Keeping Safe — Rules and Staying SafeYear 1 Lesson Plan

National Curriculum: PSHE/RSE — Safety and the changing body: how to recognise and report feelings of being unsafe or feeling bad about any adult; that each person's body belongs to them (KS1 statutory guidance).

Overview

Pupils explore why rules exist and how they help keep everyone safe. They identify safe and unsafe situations in familiar settings, and develop confidence in recognising when something does not feel right.

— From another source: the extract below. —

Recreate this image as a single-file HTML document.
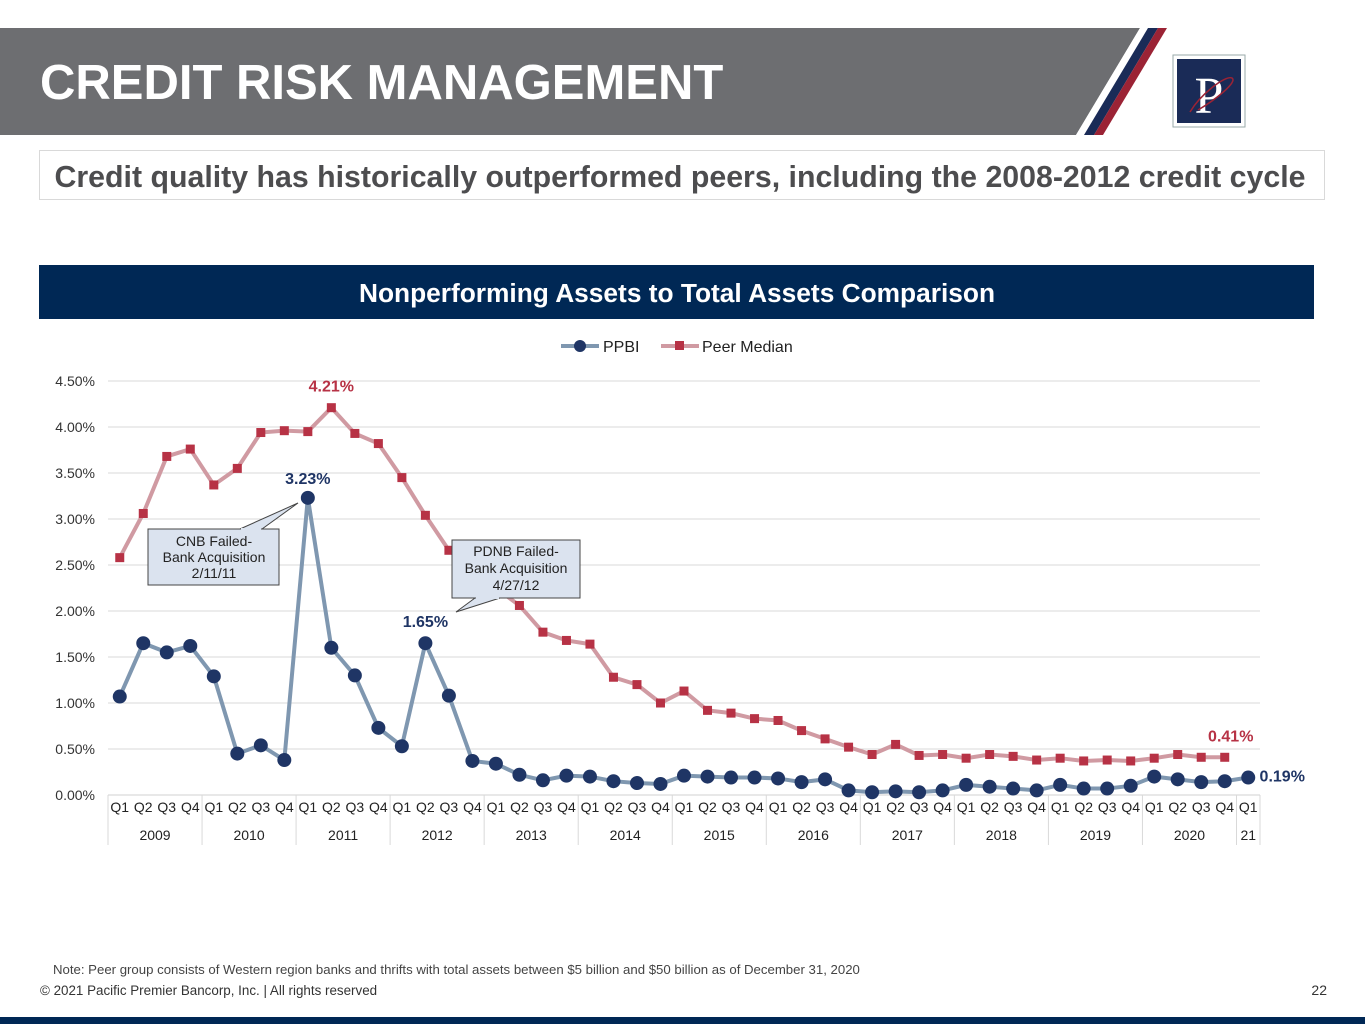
<!DOCTYPE html>
<html><head><meta charset="utf-8"><style>
body{margin:0;width:1365px;height:1024px;overflow:hidden;background:#fff;font-family:"Liberation Sans",Arial,sans-serif}
svg{display:block}
</style></head><body>
<svg id="s" width="1365" height="1024" xmlns="http://www.w3.org/2000/svg" font-family="Liberation Sans, Arial, sans-serif">
<g>
<polygon points="0,28 1140,28 1076,135 0,135" fill="#6d6e71"/>
<polygon points="1140,28 1148,28 1084,135 1076,135" fill="#fff"/>
<polygon points="1148,28 1158,28 1094,135 1084,135" fill="#1a2b57"/>
<polygon points="1158,28 1167,28 1103,135 1094,135" fill="#9b2335"/>
<text x="40" y="99" font-size="49" font-weight="bold" fill="#fff">CREDIT RISK MANAGEMENT</text>
<rect x="1173" y="55" width="72" height="72" fill="#fff" stroke="#9aa" stroke-width="1"/>
<rect x="1177" y="59" width="64" height="64" fill="#1a2b57"/>
<text x="1209" y="113" font-size="52" font-family="Liberation Serif, serif" fill="#fff" text-anchor="middle">P</text>
<path d="M1190 112 C1200 95 1225 75 1232 78 C1238 82 1215 100 1198 110" stroke="#9b2335" fill="none" stroke-width="1.5"/>
</g>
<rect x="39.5" y="150.5" width="1285" height="49" fill="#fff" stroke="#d9d9d9"/>
<text x="680" y="187" font-size="30.3" font-weight="bold" fill="#4d4d4f" text-anchor="middle">Credit quality has historically outperformed peers, including the 2008-2012 credit cycle</text>
<rect x="39" y="265" width="1275" height="54" fill="#002855"/>
<text x="677" y="302" font-size="26.3" font-weight="bold" fill="#fff" text-anchor="middle">Nonperforming Assets to Total Assets Comparison</text>
<g font-size="16" fill="#222">
<line x1="561" y1="346" x2="599" y2="346" stroke="#7f97b0" stroke-width="4"/><circle cx="580" cy="346" r="6" fill="#1f3565"/>
<text x="603" y="352">PPBI</text>
<line x1="661" y1="346" x2="699" y2="346" stroke="#d09aa2" stroke-width="4"/><rect x="675" y="341" width="9" height="9" fill="#b73245"/>
<text x="702" y="352">Peer Median</text>
</g>
<g id="grid"></g><g id="axis"></g><g id="lines"></g>
<g>
<polygon points="148,529 279,529 279,585 148,585" fill="#dbe3ef" stroke="#444"/>
<polygon points="240,529 298,503 262,529" fill="#dbe3ef" stroke="#444"/>
<line x1="241" y1="529" x2="261" y2="529" stroke="#dbe3ef" stroke-width="2"/>
<text font-size="14" fill="#222" text-anchor="middle"><tspan x="214" y="546">CNB Failed-</tspan><tspan x="214" y="562">Bank Acquisition</tspan><tspan x="214" y="578">2/11/11</tspan></text>
</g>
<g>
<polygon points="452,540 580,540 580,598 452,598" fill="#dbe3ef" stroke="#444"/>
<polygon points="475,598 456,612 500,598" fill="#dbe3ef" stroke="#444"/>
<line x1="476" y1="598" x2="499" y2="598" stroke="#dbe3ef" stroke-width="2"/>
<text font-size="14" fill="#222" text-anchor="middle"><tspan x="516" y="556">PDNB Failed-</tspan><tspan x="516" y="573">Bank Acquisition</tspan><tspan x="516" y="590">4/27/12</tspan></text>
</g>
<text x="53" y="974" font-size="13.2" fill="#444">Note: Peer group consists of Western region banks and thrifts with total assets between $5 billion and $50 billion as of December 31, 2020</text>
<text x="40" y="995" font-size="13.4" fill="#333">© 2021 Pacific Premier Bancorp, Inc. | All rights reserved</text>
<text x="1327" y="995" font-size="14" fill="#333" text-anchor="end">22</text>
<rect x="0" y="1017" width="1365" height="7" fill="#002855"/>
</svg>
<script>
const years=["2009","2010","2011","2012","2013","2014","2015","2016","2017","2018","2019","2020","21"];
const quarters=["Q1","Q2","Q3","Q4"];
const yTicks=[0,0.5,1,1.5,2,2.5,3,3.5,4,4.5];
const ppbi=[1.07,1.65,1.55,1.62,1.29,0.45,0.54,0.38,3.23,1.60,1.30,0.73,0.53,1.65,1.08,0.37,0.34,0.22,0.16,0.21,0.20,0.15,0.13,0.12,0.21,0.20,0.19,0.19,0.18,0.14,0.17,0.05,0.03,0.04,0.03,0.05,0.11,0.09,0.07,0.05,0.11,0.07,0.07,0.10,0.20,0.17,0.14,0.15,0.19];
const peer=[2.58,3.06,3.68,3.76,3.37,3.55,3.94,3.96,3.95,4.21,3.93,3.82,3.45,3.04,2.66,2.45,2.25,2.06,1.77,1.68,1.64,1.28,1.20,1.00,1.13,0.92,0.89,0.83,0.81,0.70,0.61,0.52,0.44,0.55,0.43,0.44,0.40,0.44,0.42,0.38,0.40,0.37,0.38,0.37,0.40,0.44,0.41,0.41];
const labels=[{s:"peer",i:9,t:"4.21%",c:"#b73245",dy:-16,dx:0},{s:"ppbi",i:8,t:"3.23%",c:"#1f3565",dy:-14,dx:0},{s:"ppbi",i:13,t:"1.65%",c:"#1f3565",dy:-16,dx:0},{s:"peer",i:47,t:"0.41%",c:"#b73245",dy:-16,dx:6},{s:"ppbi",i:48,t:"0.19%",c:"#1f3565",dy:4,dx:34}];
const NS="http://www.w3.org/2000/svg";
const X0=108,X1=1260,N=49,Y0=795,PX=92;
const cw=(X1-X0)/N;
const xs=i=>X0+cw*(i+0.5);
const ys=v=>Y0-v*PX;
function mk(t,a,p){const e=document.createElementNS(NS,t);for(const k in a)e.setAttribute(k,a[k]);p.appendChild(e);return e;}
const grid=document.getElementById('grid'),axis=document.getElementById('axis'),lines=document.getElementById('lines');
yTicks.forEach(v=>{
 const l=mk('line',{x1:X0,x2:X1,y1:ys(v),y2:ys(v),stroke:v===0?'#d0d0d0':'#d9d9d9'},grid);
 
 
 const t=mk('text',{x:95,y:ys(v)+5,'font-size':14,fill:'#333','text-anchor':'end'},axis);
 
 
 t.textContent=v.toFixed(2)+'%';
});
for(let i=0;i<N;i++){
 const t=mk('text',{x:xs(i),y:Y0+17,'font-size':14,fill:'#222','text-anchor':'middle'},axis);
 
 
 t.textContent=quarters[i%4];
}
years.forEach((y,j)=>{
 const a=j*4,b=Math.min(a+4,N);
 const l=mk('line',{x1:X0+cw*a,x2:X0+cw*a,y1:Y0,y2:Y0+50,stroke:'#d9d9d9'},axis);
 
 
 const t=mk('text',{x:X0+cw*(a+b)/2,y:Y0+45,'font-size':14,fill:'#222','text-anchor':'middle'},axis);
 
 
 t.textContent=y;
});
const le=mk('line',{x1:X1,x2:X1,y1:Y0,y2:Y0+50,stroke:'#d9d9d9'},axis);


const pp=mk('polyline',{points:peer.map((v,i)=>xs(i)+','+ys(v)).join(' '),fill:'none',stroke:'#d09aa2','stroke-width':4},lines);


peer.forEach((v,i)=>{const r=mk('rect',{x:xs(i)-4.5,y:ys(v)-4.5,width:9,height:9,fill:'#b73245'},lines);
 
 });
const pl=mk('polyline',{points:ppbi.map((v,i)=>xs(i)+','+ys(v)).join(' '),fill:'none',stroke:'#7f97b0','stroke-width':4},lines);


ppbi.forEach((v,i)=>{const c=mk('circle',{cx:xs(i),cy:ys(v),r:7,fill:'#1f3565'},lines);
 
 });
labels.forEach(L=>{const v=(L.s==='peer'?peer:ppbi)[L.i];
 const t=mk('text',{x:xs(L.i)+L.dx,y:ys(v)+L.dy,'font-size':16,'font-weight':'bold',fill:L.c,'text-anchor':'middle'},lines);
 
 
 t.textContent=L.t;});
</script>
</body></html>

A key focus is on knowing which trusted adults they can turn to and practising what they would say.

Learning Objectives

  • Understand why rules exist and explain how a specific rule keeps people safe.
  • Identify situations that feel safe and situations that feel unsafe.
  • Name at least three trusted adults they could go to for help.
  • Know what to do if they feel unsafe: notice, think and tell a trusted adult.

Key Vocabulary

rule
An instruction that everyone in a group agrees to follow to keep things fair and safe.
safe
Protected from harm or danger.
unsafe
In a situation where there is a risk of harm.
trusted adult
A grown-up who you know well and who you can rely on to help you.
danger
A situation that could cause harm.
help
Support given to someone who needs it.

Suggested Lesson Structure

10m
Warm-up

Play a quick game of 'rule or no rule?' — read out class rules and silly made-up rules. Pupils put thumbs up for real rules and thumbs down for silly ones. Ask: how do we know if a rule is a good one? Establish that good rules protect people and make things fair.

15m
Teaching input

Introduce the idea that rules exist in lots of places: school, home, on the road, in sport. Show pictures of different settings and ask pupils to identify one safety rule for each. Model thinking aloud: why does this rule exist? Who does it protect? Introduce the phrase trusted adult and ask pupils to explain what it means in their own words.

15m
Guided activity — safe or unsafe?

Show a series of images or read scenario cards: a child running across a road; an adult they know waving to them; someone they do not know asking them to come with them; a fire; a friend crying. Pupils hold up green or red cards (safe / unsafe) and discuss in pairs before sharing with the class. Draw out that unsafe feelings are important signals.

15m
Independent activity — my safety network

Pupils complete a 'my safety network' sheet, drawing and labelling at least three trusted adults at home, at school and in the wider community. They practise saying the sentence: if I feel unsafe, I will tell [name] because they will listen and help me.

5m
Plenary

Teach pupils the three-step personal safety reminder: Notice — something does not feel right. Think — what should I do? Tell — go to a trusted adult. Practise it together as a class chant. Close by affirming that asking for help is always the right thing to do and that trusted adults will not be cross with them.

Common Misconceptions

  • Pupils sometimes worry that telling an adult about an unsafe situation will get them into trouble. It is important to reassure them explicitly that they will not be in trouble for reporting something that worried them.
  • Some pupils believe that if a person seems friendly, they cannot be unsafe. Emphasise that we cannot always tell from appearance whether a situation is safe, and that uncomfortable feelings in the body are an important signal.

Prior Knowledge

Pupils should already be able to:

  • Familiarity with school rules and an understanding that rules are there for a reason.
  • Awareness of the concept of trusted adults from early years and Reception.